Written exercise = Locate the word "draw" in the material, then show every line that holds it.

Data shown =
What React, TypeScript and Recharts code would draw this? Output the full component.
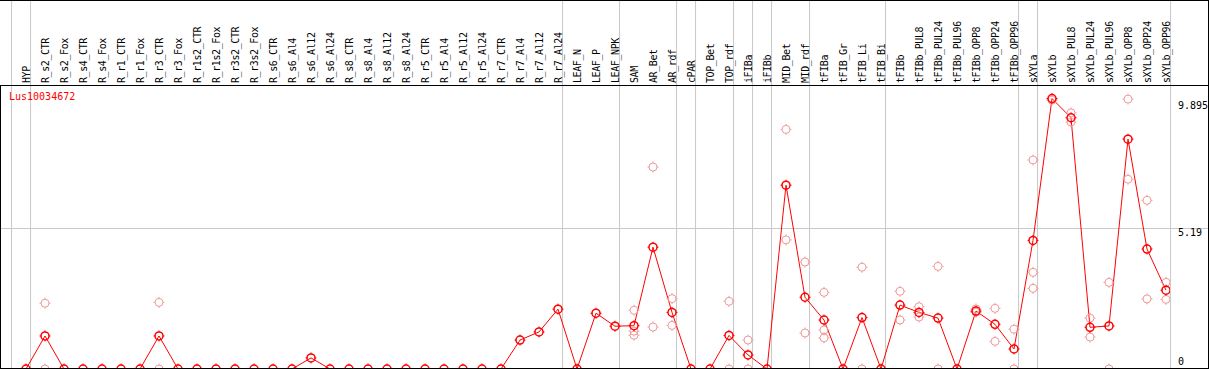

==

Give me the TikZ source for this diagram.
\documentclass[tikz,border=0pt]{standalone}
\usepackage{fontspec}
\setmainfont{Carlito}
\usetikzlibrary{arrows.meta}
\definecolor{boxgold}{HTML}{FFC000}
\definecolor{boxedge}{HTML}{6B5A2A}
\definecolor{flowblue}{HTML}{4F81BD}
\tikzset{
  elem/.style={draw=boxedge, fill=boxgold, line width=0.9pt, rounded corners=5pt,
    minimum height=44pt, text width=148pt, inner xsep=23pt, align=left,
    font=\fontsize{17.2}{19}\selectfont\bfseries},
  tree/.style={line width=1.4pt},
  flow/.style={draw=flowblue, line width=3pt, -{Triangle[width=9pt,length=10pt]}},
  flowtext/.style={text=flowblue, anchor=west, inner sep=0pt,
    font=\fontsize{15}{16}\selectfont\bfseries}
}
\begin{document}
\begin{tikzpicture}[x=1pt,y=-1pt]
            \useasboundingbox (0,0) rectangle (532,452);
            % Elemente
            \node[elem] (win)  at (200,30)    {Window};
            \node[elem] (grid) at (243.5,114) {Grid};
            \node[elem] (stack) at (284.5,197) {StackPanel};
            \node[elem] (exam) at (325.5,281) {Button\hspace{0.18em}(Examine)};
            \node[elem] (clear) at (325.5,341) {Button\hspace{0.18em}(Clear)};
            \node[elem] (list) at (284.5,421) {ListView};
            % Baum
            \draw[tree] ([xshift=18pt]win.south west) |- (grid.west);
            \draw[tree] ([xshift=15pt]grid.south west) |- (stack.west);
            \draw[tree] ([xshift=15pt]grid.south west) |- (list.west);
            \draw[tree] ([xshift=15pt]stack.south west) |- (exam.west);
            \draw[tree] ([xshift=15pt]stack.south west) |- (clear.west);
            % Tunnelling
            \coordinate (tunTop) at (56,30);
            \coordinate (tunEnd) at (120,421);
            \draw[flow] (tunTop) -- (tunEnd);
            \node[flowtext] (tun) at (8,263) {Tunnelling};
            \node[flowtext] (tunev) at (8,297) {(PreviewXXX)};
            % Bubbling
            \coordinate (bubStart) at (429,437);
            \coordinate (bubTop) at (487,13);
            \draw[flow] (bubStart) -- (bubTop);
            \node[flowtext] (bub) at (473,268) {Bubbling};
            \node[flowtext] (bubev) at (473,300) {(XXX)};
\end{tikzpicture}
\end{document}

Written solution =
What React, TypeScript and Recharts code would draw this? Output the full component.
  elem/.style={draw=boxedge, fill=boxgold, line width=0.9pt, rounded corners=5pt,
  flow/.style={draw=flowblue, line width=3pt, -{Triangle[width=9pt,length=10pt]}},
            \draw[tree] ([xshift=18pt]win.south west) |- (grid.west);
            \draw[tree] ([xshift=15pt]grid.south west) |- (stack.west);
            \draw[tree] ([xshift=15pt]grid.south west) |- (list.west);
            \draw[tree] ([xshift=15pt]stack.south west) |- (exam.west);
            \draw[tree] ([xshift=15pt]stack.south west) |- (clear.west);
            \draw[flow] (tunTop) -- (tunEnd);
            \draw[flow] (bubStart) -- (bubTop);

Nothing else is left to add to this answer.